曹操以周公自比,一是进一步表明心迹,二是表现宏大的胸怀。曹操究竟有没有篡汉之心,后人已无法知晓,但他终其一生没有自立却是一个不争的事实。吕思勉先生认为曹操并无此意,因为无论如何,他至死都在名义上坚守了汉廷的臣节。不可否认,曹操的野心是一点点膨胀起来的,但他对于废立之事却从始至终持反对意见。早在曹操青年时期,袁绍等人阴谋废立汉灵帝,曹操便有“夫废立之事,天下之至不祥也”[8]3的看法,至其晚年封魏王,群臣上表劝进,曹操依然反对。《魏氏春秋》云:“王曰:‘施于有政,是亦为政。’若天命在吾,吾为周文王矣。”[8]38孙权劝进,曹操则认为这是将他放在炉火上烤:“孙权上书称臣,称说天命。王以权书示外曰:‘是儿欲踞吾著炉火上邪!’”[8]37且曹操多次以周文王、周公、齐桓公自比,将这些人视为楷模,也许他的终极政治理想便是效法先贤、九合诸侯、一匡天下。他在《让县自明本志令》中有言:
今孤言此,若为自大,欲人言尽,故无讳耳。设使国家无有孤,不知当几人称帝,几人称王。或者人见孤强盛,又性不信天命之事,恐私心相评,言有不逊之志,妄相忖度,每用耿耿。齐桓、晋文所以垂称至今日者,以其兵势广大,犹能奉事周室也。论语云“三分天下有其二,以服事殷,周之德可谓至德矣”,夫能以大事小也。[4]46
曹操称赞齐桓公、晋文公的功业,实际上是想自比于二人,齐桓、晋文不因兵势的广大而代周自立,自己也不会篡汉夺权。“周公吐哺,天下归心”,周公最终还政于成王,曹操因之自比正是表明自己没有篡汉之意。在另一篇《短歌行》当中,曹操明确提出了自己的政治理想:“周西伯昌,怀此圣德。三分天下,而有其二。修奉贡献,臣节不隆。崇侯谗之,是以拘系。后见赦原,赐之斧钺,得使征伐。为仲尼所称。达及德行,犹奉事殷,论叙其美。齐桓之功,为霸之道。九合诸侯,一匡天下。”[4]6周文王三分天下而有其二,犹不叛殷,臣节不隆,只是代行天下征伐不臣之权,恰与曹操所处的政治环境类似。
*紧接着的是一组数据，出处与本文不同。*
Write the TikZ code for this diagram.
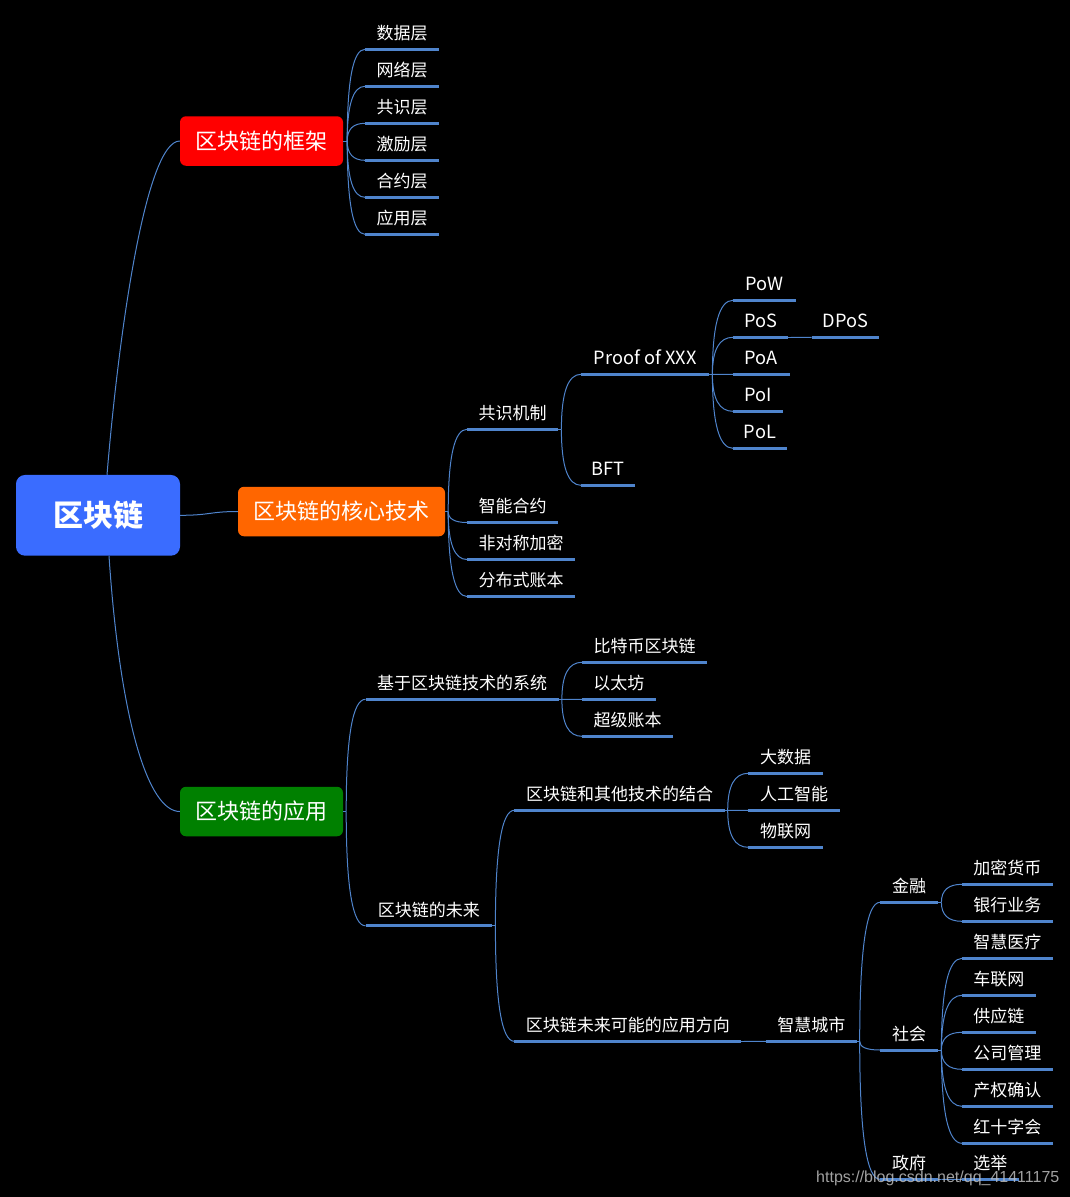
\documentclass[tikz,border=0pt]{standalone}
\usepackage{fontspec}
\setmainfont{Noto Sans CJK SC}
\newfontfamily\wmfont{Liberation Sans}
\usetikzlibrary{calc}
\definecolor{linec}{RGB}{79,132,204}
\definecolor{rootc}{RGB}{58,108,255}
\definecolor{redc}{RGB}{255,0,0}
\definecolor{orangec}{RGB}{255,102,0}
\definecolor{greenc}{RGB}{0,128,0}
\definecolor{wmc}{RGB}{190,190,190}
\newcommand\drawul[1]{\draw[uline] (#1.south west) -- (#1.south east);}
\newcommand\startul[1]{\coordinate (#1O) at ($(#1.south east)+(3,0)$);\draw[conn] (#1.south east) -- (#1O);}
\newcommand\startbox[2]{\coordinate (#1O) at ($(#1.east)+(#2,0)$);\draw[conn] (#1.east) -- (#1O);}
\newcommand\branchto[2]{\draw[conn] (#1O) .. controls ($(#1O)!0.667!(#1O|-#2.south west)$) and ($(#2.south west)!0.667!(#1O|-#2.south west)$) .. (#2.south west);}
\begin{document}
\begin{tikzpicture}[x=1pt,y=-1pt,
  item/.style={anchor=south west, inner xsep=0pt, inner ysep=5.5pt, text height=13pt, text depth=4pt,
    font=\fontsize{17}{20}\selectfont, text=white, align=center, minimum width=#1},
  latin/.style={font=\fontsize{18.2}{21}\selectfont},
  topic/.style={rounded corners=6pt, fill=#1, text=white, font=\fontsize{22}{26}\selectfont,
    inner sep=0pt, minimum height=49.5pt},
  rootbox/.style={rounded corners=9pt, fill=rootc, text=white, font=\fontsize{30}{34}\selectfont\bfseries,
    inner sep=0pt, minimum width=164pt, minimum height=80.7pt},
  conn/.style={draw=linec, line width=1pt},
  uline/.style={draw=linec, line width=3pt},
]
\fill[black] (0,0) rectangle (1070,1197);
\useasboundingbox (0,0) rectangle (1070,1197);

% ---- main nodes
\node[rootbox] (root) at (98,515.3) {区块链};
\node[topic=redc, minimum width=163pt] (fr) at (261.5,141) {区块链的框架};
\node[topic=orangec, minimum width=207pt] (core) at (341.5,511.5) {区块链的核心技术};
\node[topic=greenc, minimum width=163pt] (app) at (261.5,811.5) {区块链的应用};

% ---- framework children
\node[item=74pt] (ds) at (365,49.3) {数据层};
\node[item=74pt] (wl) at (365,86.3) {网络层};
\node[item=74pt] (gsc) at (365,123.3) {共识层};
\node[item=74pt] (jl) at (365,160.3) {激励层};
\node[item=74pt] (hy) at (365,197.3) {合约层};
\node[item=74pt] (yy) at (365,234.3) {应用层};

% ---- core children
\node[item=91pt] (gsjz) at (467,429.3) {共识机制};
\node[item=91pt] (znhy) at (467,522.5) {智能合约};
\node[item=108pt] (fdc) at (467,559.5) {非对称加密};
\node[item=108pt] (fbs) at (467,596.5) {分布式账本};
\node[item=128pt, latin] (pox) at (581,374.3) {Proof of XXX};
\node[item=54pt, latin] (bft) at (581,485.3) {BFT};
\node[item=62.5pt, latin] (pow) at (733,300.3) {PoW};
\node[item=54.5pt, latin] (pos) at (733,337.3) {PoS};
\node[item=66.7pt, latin] (dpos) at (811.7,337.3) {DPoS};
\node[item=56.3pt, latin] (poa) at (733,374.3) {PoA};
\node[item=49.5pt, latin] (poi) at (733,411.3) {PoI};
\node[item=53.5pt, latin] (pol) at (733,448.3) {PoL};

% ---- application children
\node[item=193pt] (jyxt) at (365.5,699.3) {基于区块链技术的系统};
\node[item=126.5pt] (wlai) at (365.5,925.8) {区块链的未来};
\node[item=125pt] (btb) at (582,662.3) {比特币区块链};
\node[item=73.5pt] (ytf) at (582,699.3) {以太坊};
\node[item=91pt] (cjzb) at (582,736.3) {超级账本};
\node[item=210pt] (jh) at (514.3,810.3) {区块链和其他技术的结合};
\node[item=74.3pt] (dsj) at (748.3,773.3) {大数据};
\node[item=91pt] (rgzn) at (748.3,810.3) {人工智能};
\node[item=74.3pt] (wlw) at (748.3,847.3) {物联网};
\node[item=226.5pt] (fx) at (514.3,1041.3) {区块链未来可能的应用方向};
\node[item=90.3pt] (zhcs) at (766,1041.3) {智慧城市};
\node[item=58pt] (jr) at (880,902.3) {金融};
\node[item=58pt] (sh) at (880,1050) {社会};
\node[item=58pt] (zf) at (880,1179.3) {政府};
\node[item=90.5pt] (jmhb) at (962,884.3) {加密货币};
\node[item=90.5pt] (yhyw) at (962,921.3) {银行业务};
\node[item=90.5pt] (zhyl) at (962,958.3) {智慧医疗};
\node[item=73.5pt] (clw) at (962,995.3) {车联网};
\node[item=73.5pt] (gyl) at (962,1032.3) {供应链};
\node[item=90.5pt] (gsgl) at (962,1069.3) {公司管理};
\node[item=90.5pt] (cqqr) at (962,1106.3) {产权确认};
\node[item=90.5pt] (hszh) at (962,1143.3) {红十字会};
\node[item=56.5pt] (xj) at (962,1179.3) {选举};

% ---- underlines
\foreach \n in {ds,wl,gsc,jl,hy,yy,gsjz,znhy,fdc,fbs,pox,bft,pow,pos,dpos,poa,poi,pol,
  jyxt,wlai,btb,ytf,cjzb,jh,dsj,rgzn,wlw,fx,zhcs,jr,sh,zf,jmhb,yhyw,zhyl,clw,gyl,gsgl,cqqr,hszh,xj}{\drawul{\n}}

% ---- root connectors
\draw[conn] ($(root.north)+(9,0)$) .. controls (119,330) and (146,141) .. (fr.west);
\draw[conn] ($(root.south)+(11,0)$) .. controls (120,720) and (148,811.5) .. (app.west);
\draw[conn] (root.east) .. controls (210,515.3) and (210,511.5) .. (core.west);

% ---- branches
\startbox{fr}{4}
\foreach \c in {ds,wl,gsc,jl,hy,yy}{\branchto{fr}{\c}}
\startbox{core}{3}
\foreach \c in {gsjz,znhy,fdc,fbs}{\branchto{core}{\c}}
\startul{gsjz}
\foreach \c in {pox,bft}{\branchto{gsjz}{\c}}
\startul{pox}
\foreach \c in {pow,pos,poa,poi,pol}{\branchto{pox}{\c}}
\startul{pos}
\branchto{pos}{dpos}
\startbox{app}{3}
\foreach \c in {jyxt,wlai}{\branchto{app}{\c}}
\startul{jyxt}
\foreach \c in {btb,ytf,cjzb}{\branchto{jyxt}{\c}}
\startul{wlai}
\foreach \c in {jh,fx}{\branchto{wlai}{\c}}
\startul{jh}
\foreach \c in {dsj,rgzn,wlw}{\branchto{jh}{\c}}
\startul{fx}
\branchto{fx}{zhcs}
\startul{zhcs}
\foreach \c in {jr,sh,zf}{\branchto{zhcs}{\c}}
\startul{jr}
\foreach \c in {jmhb,yhyw}{\branchto{jr}{\c}}
\startul{sh}
\foreach \c in {zhyl,clw,gyl,gsgl,cqqr,hszh}{\branchto{sh}{\c}}
\startul{zf}
\branchto{zf}{xj}

% ---- watermark
\node[anchor=west, inner sep=0pt, text=wmc, opacity=0.85, font=\wmfont\fontsize{16}{19}\selectfont] (wm) at (816,1178) {https://blog.csdn.net/qq\_41411175};
\end{tikzpicture}
\end{document}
鲁迅先生评价曹操时说:“为什么他的行为会和议论矛盾呢?此无他,因曹操是个办事人,所以不得不这样做。”[18]在曹操看来,自己要办的事便是结束诸侯割据的乱世,要实现大一统就必须构建绝对权威,消除一切障碍。封公的目的便是进一步加强政权内部建设,然而,汉朝旧士族集团却并不真正了解曹操的心意,认为封公一定是其攫取最高权力的途径与手段。曹操以周公自比,在安抚朝臣、表明自己无意取代汉朝统治的同时,也表达自己具备包容一切的雄心,“山不厌高,海不厌深”,曹操希望化解两大集团之间的冲突,使两股势力和衷共济,以最终完成“一匡天下”的宏伟夙愿。
结语
《短歌行》“对酒”篇以“人生几何”起首,以“天下归心”结句,开头苍劲,尾声高昂,中间的忧愁情思连绵不绝。全诗以“忧”字统领,看似情感连接不畅,但在真正了解曹操的心态与时代背景后便会发现个中奥妙。在诗歌的体制方面,《短歌行》化用了《郑风·子衿》《小雅·鹿鸣》的结构章句,却并不生硬,也不着一丝刻意雕琢的痕迹,展现了曹操高超的写作技巧以及深厚的转章结句功力。此诗的最大妙处在于其语句看似平淡,却蕴涵着作者的浓郁情感,读来令人愁肠百转、思绪万千。曹操的“忧”,是对于人生短暂,以致无法实现抱负的叹息;是对知音难觅、知己难逢的感慨;是对至交亡故、斯人已去,沧桑变幻的怀念;是对政局暗流涌动的疑虑;是对朝局不稳、大业不定的忧心。但曹操毕竟为一代雄主,即便前路依旧茫然凶险,结句仍然尽显博大胸怀与昂扬之意,于其中既可看到曹操身为诗人的细腻多情,更能看到其作为政治家的雄心抱负。诗歌语意的模糊性和文脉的不连贯性,既隐喻了当时冲突对立的政治格局,更显露出诗人复杂的创作心态,颇有复兴“风雅”之意味。